"It happened in winter. I stood in the trunk of a rotten tree till nightfall. All day I could hear the women screaming and the horses of the Kossacken storming in from the country. They set fire to Miriam's house, and when she came to the window holding her hands out to the crowd ... they threw a broken wine bottle in her face...."
When Reb Monash fell into his best anecdotic form, Philip sometimes, only a year or two ago, had been afraid to venture beyond the front door, in fear of Kossacken galloping in with drawn sabres from Doomington Road. Indubitably the night was compact with their menace. Only gradually he shook off these alarms. England, he realized, the very filth of the Mitchen river impressing it upon him, and the grime of these grassless, clangorous streets, England was not Russia—a knowledge won only after thick agony and his brow soaked with midnight terror. Russia—the first Babylon—the dread, the enmity, faded into the murky Doomington skies.

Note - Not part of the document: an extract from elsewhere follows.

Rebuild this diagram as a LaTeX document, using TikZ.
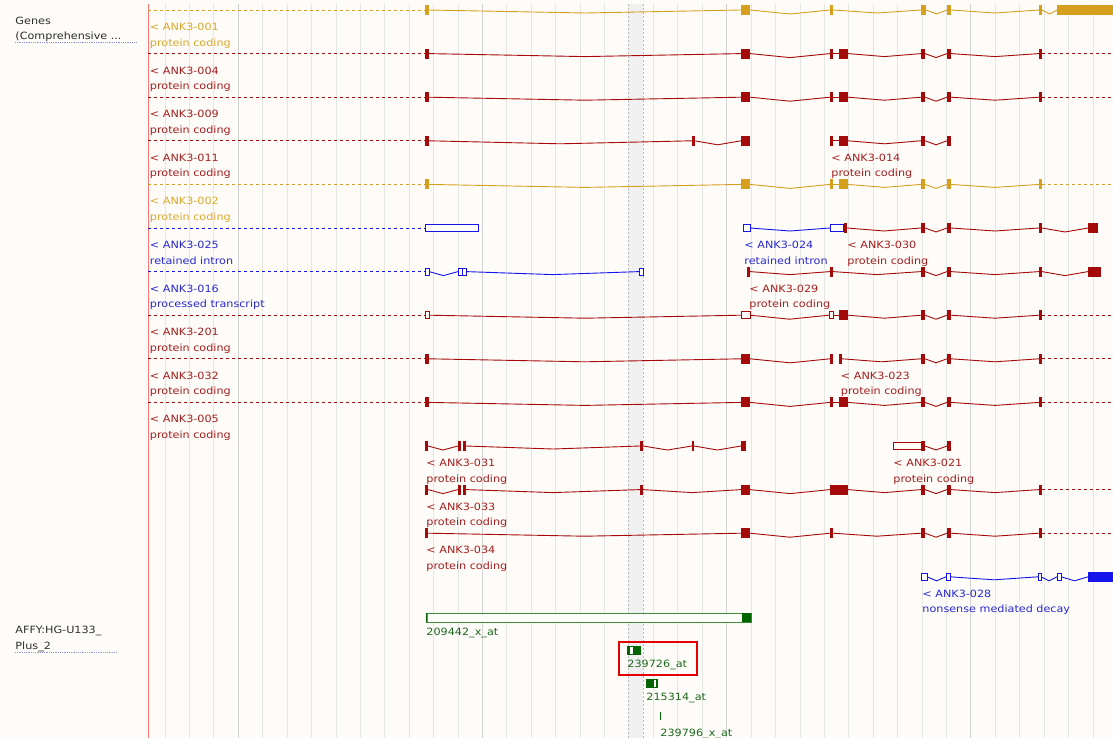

One scene remained with him to consummate this nightmare. Reb Monash told the story frequently. If he had played a part whereat women lowered their respectful eyes with a fleeting gesture of disapproval or impatience, his piety none the less was confirmed, if it needed confirmation, in the eyes of the Lord Himself.

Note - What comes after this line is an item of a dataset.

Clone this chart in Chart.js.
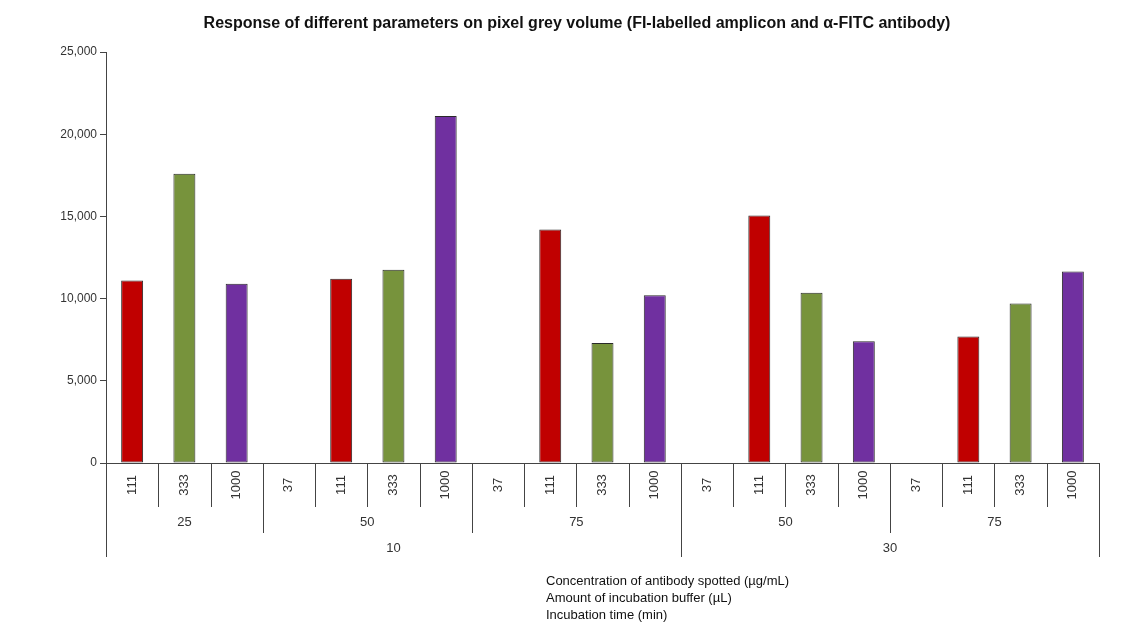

It was many years ago now, years before Philip was born. Reb Monash at last was emigrating from Russia to the Western world. His family and half a dozen other families had been packed into the uncovered emigrants' cart which was to take them to the railway terminus many leagues away, where they would entrain for Germany and Hamburg. It was a matter of no interest to the authorities that at most a dozen people could breathe comfortably and stretch their limbs in the vehicle they provided. Family after family was bundled in, every half-foot of extra space was crammed with bedding and the few household goods which, the more cumbrous they were, they found the more indispensable.
Why, indeed, Reb Monash was emigrating he had not precisely satisfied himself. Though fear of a pogrom hovered ever on the horizon, a cloud no bigger than a man's hand, but liable, any wind of prejudice blowing, to streak the sky with more sanguine hues than sunset, this had been beyond memory so much a normal feature of existence that it could not have been the determining factor. If the traditional wanderlust animated him, he was too much in demand as an orator in the synagogues hundreds of miles round Terkass to lack means to gratify his instinct. It cannot have been the sentiment that young Jewry in England and America (where he was intending to end his provisional pilgrimage) had so far fallen from grace that it needed the example of his physical presence before it could resume the narrow road; it can hardly have been that—for such ungodliness as prevailed in England and America needed to be seen before it could be imagined.
"But there we were," said Reb Monash, "Chayah," this being Mrs. Massel, "with little Rochke, peace be upon her, at her breast, and myself and Dorah and little Channah. Oh, what a wind was blowing! Knives! Packed like dead men in coffins we were! Then the driver cracked his whip and we were away. It was a desolate country, only we could see the long road in front and overhead the cold clouds and the fir trees running along the road by our side, patiently, like wolves! We could only hear the wind and the bells of the horses and their hoofs, click-click, click-click, hour after hour. But though the wind blew so cold in our faces, there was no room to breathe, no room. To stretch out the chest, an impossible thing. And then there was a station at the roadside where we stopped and—imagine it! they put another five, six people in the cart. Think of it! We started to grumble and some of the women and girls began to cry. What do you expect? They were half-dead for sleep. But how could they sleep, crushed like that, standing, with no room to bend, let alone lie down, and the wind driving through their chattering teeth. There was an official there. 'Curse you!' shouted he, when he heard us lift our voices, 'Curse you!'
"May he be cursed to his father's father!" every one in the kitchen muttered bitterly.
"'Curse you for a lousy lot—you beggars, you rats! Ugh!' He spat into the cart, in amongst us. Nu, we did what possible was to let the new people come in. Can you picture for yourselves—Oh! you can't—what it was like? Rochke, peace be upon her, was at the breast. We could hear the poor baby crying for food, eh, Chayah?"
But Mrs. Massel could never bear the telling of this tale. She would be in the scullery peeling potatoes. Not washing up. It was indiscreet to make a noise when Reb Monash was talking. If Philip dropped a book, Reb Monash had to pause a full minute until he recovered the evenness of his flow.
"Poor little Rochke, peace be upon her, crying for food! And so crushed were we that there wasn't even room to feed the child, though everybody understood and tried to make room. Now, perhaps you'll realize what it was like. As the child became more and more hungry she became too weak even to cry. It was getting dark and I started my night prayers. Then I heard Chayah shout to me, 'Monash! Monash!' It was not the first time she'd cried 'Monash!' to me that day. What could I do? What help was there? I just went on davenning. Ah, the poor child, the poor child, God wanted thee!"